# Microsoft Office Application Help - Excel Help forum > Excel Formulas & Functions >  >  Countifs with multiple criteria in single criteria range

## MCP313

I am trying to use the countifs function to get a result. In my case there are multiple expressions that I want in a single criteria range.  However, when I create the second expression the count goes to zero.

EX: COUNTIFS(M1:M75, "C") yields count of 17

COUNTIFS (M1:M75, "C", M1:M75, "A") yields count 0

Is there a rule that you can not count multiples against the same criteria range?

----------


## DonkeyOte

Correct, it is in effect an AND clause and a cell cannot be both C & A simultaneously hence 0.

=SUM(COUNTIF(M1:M75,{"C","A"}))

----------


## MCP313

Many thanks, that did the trick!!   :Smilie:

----------


## a1b2c3d4e5f6g7

=SUM(COUNTIF(M1:M75,{"J21","K22"})

Is there an option to let the red section shift to J22 and K23 if you go to the next cell?

----------


## a1b2c3d4e5f6g7

=SUM(COUNTIF(M1:M75,{"J21","K22"})

Is there an option to let the red section shift to J22 and K23 if you go to the next cell?

----------


## icestationzbra

since your input parameter cells (red section in your example) are sharing neither row nor column, it is probably best to split the formula this way:

=sum(countif($m$1:$m$75,$j21),countif($m$1:$m$75,$k22))
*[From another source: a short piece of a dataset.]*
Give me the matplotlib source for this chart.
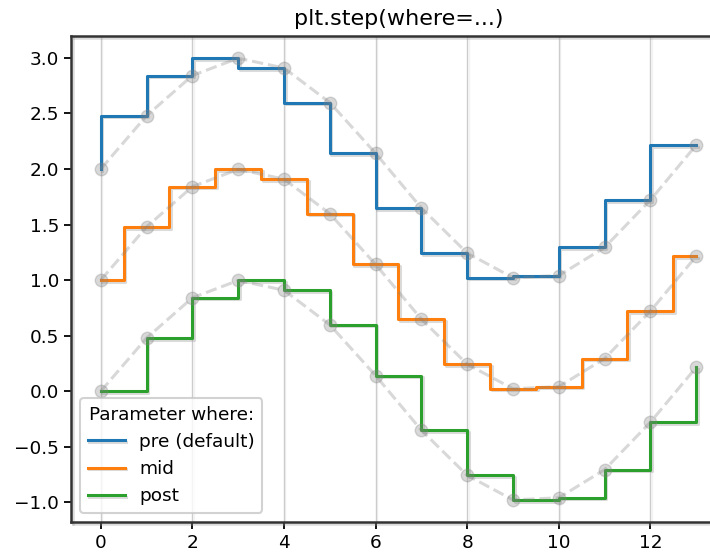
import numpy as np
import matplotlib.pyplot as plt
import matplotlib.patheffects as pe

x = np.arange(14)
y = [0.0, 0.479, 0.841, 0.997, 0.909, 0.598, 0.141,
     -0.351, -0.757, -0.978, -0.959, -0.706, -0.279, 0.215]
offsets = [2, 1, 0]
wheres = ['pre', 'mid', 'post']
labels = ['pre (default)', 'mid', 'post']

shadow = [pe.SimpleLineShadow(offset=(1.2, -1.2), shadow_color='0.6', alpha=0.35),
          pe.Normal()]

fig = plt.figure(figsize=(7.1, 5.54), dpi=100)
ax = fig.add_axes([0.1, 0.0578, 0.9225, 0.877])

for off, wh, lab in zip(offsets, wheres, labels):
    yy = np.array(y) + off
    ax.step(x, yy, where=wh, label=lab, lw=2.2, path_effects=shadow)
    ax.plot(x, yy, 'o--', color='grey', alpha=0.3, lw=2.2, ms=9)

ax.grid(axis='x', color='0.8', lw=1.0,
        path_effects=[pe.SimpleLineShadow(offset=(1, -1), shadow_color='0.85', alpha=0.3),
                      pe.Normal()])
leg = ax.legend(title='Parameter where:', loc='lower left', fontsize=13.3,
                title_fontsize=13.3)
leg.get_frame().set_linewidth(1.5)
leg.get_frame().set_edgecolor('0.78')
ax.set_title('plt.step(where=...)', fontsize=16, pad=8)
ax.tick_params(labelsize=13.3, length=5, width=1.3)
for s in ['left', 'bottom', 'top']:
    ax.spines[s].set_linewidth(1.8)
    ax.spines[s].set_color('0.2')
    ax.spines[s].set_path_effects(shadow)
ax.spines['right'].set_visible(False)

fig.savefig('out.png')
when you drag this formula down, J21 and K22 will get incremented to J22 and K23.

keep in mind, curly braces { } are for ARRAY CONSTANTS *only* (like in DonkeyOte's example above, only constant values such as "C" and "A" can reside within them); you cannot put cell addresses or formulae, or the like, within them...

it is difficult to visualise without a sample file, but i hope you can figure the rest of the way out.

991

----------


## skexcelforum

I have a similar problem.
My 2 criterias are text values.
How do I do it?

----------


## kaniazhagiri

This solved my problem partially =SUM(COUNTIF(M1:M75,{"C","A"})) . to this result I have to further apply this function to get desired result
COUNTIF(M:M,"RESOLVED"). How do I combine both?

----------


## SUHAS KARHADKAR

Dear All,

I have seen this thread "=SUM(COUNTIF(M1:M75,{"C","A"}))".
In my worksheet I used this method, but what if some cell in crite range has the double value,
means I have single criteria range with multiple criteria e.g. criteria "P" has value 1, criteria "PP" has value 2,
criteria "P1" has value 0.125 then how to define it?

Please help.

Thanx in advance.

Suhas

----------


## FDibbins

SUHAS KARHADKAR welcome to the forum  :Smilie: 

Unfortunately _your post does not comply with Rule 2 of our Forum_ RULES. *Do not post a question in the thread of another member -- start your own thread.* 

If you feel an existing thread is particularly relevant to your need, provide a link to the other thread in your new thread. 

Old threads are often only monitored by the original participants.  New threads not only open you up to all possible participants again, they typically get faster response, too.

----------